Italy’s coronavirus infection rate will go back up to 1.3, from below 1 at present, if schools are reopened, expert Stefano Merler of Trento’s Bruno Kessler Institute told the Higher Health Institute (ISS) on Thursday.
Merler said this would happen even though children are 66% less susceptible to getting the virus.
He said it took an average 6.6 days for symptoms to manifest from the moment of infection, and added that the contagion rate would also go above the epidemiological threshold if restaurants are added to the construction, manufacturing and commerce sectors already slated to be reopened when the lockdown is eased on Monday. Italian schools are set to reopen in September.

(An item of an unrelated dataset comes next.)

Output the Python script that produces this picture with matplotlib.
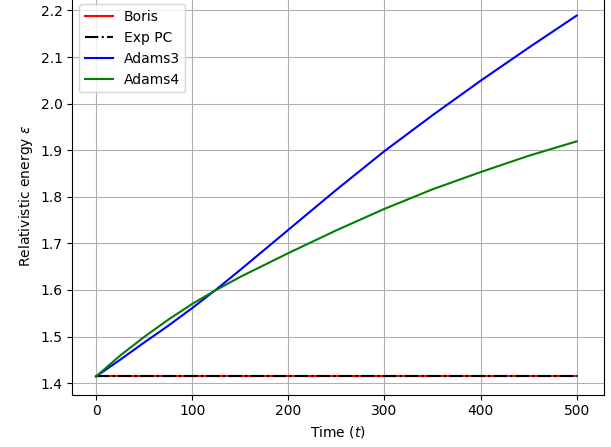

Meanwhile, moves by centre-right-led regions in opening up activities ahead of the government’s lockdown easing schedule are “rash and illegitimate”, Premier Giuseppe Conte told the House on Thursday.
League-led northern regions like Lombardy and Veneto have said they will come out of lockdown quicker than the government programme that gradually eases confinement starting Monday, while the centre-right led Calabrian region has reopened bars and restaurants with seats outside.
“We can’t allow the efforts made to become vain due to imprudence shown in this delicate phase,” Conte said.
“Any erratic conduct, like moving from a policy of closing everything to reopening everything, would risk irreversibly compromising these efforts.” The premier said the government “cannot assure in an immediate way a return to normality.
“But if there are fewer infections, there will be more reopenings in May.” Conte announced 15 billion euros in aid for businesses in an upcoming decree and said the government would weigh “the possible reopening, on an experimental footing, of children’s nurseries and infants schools, as well as summer camps”.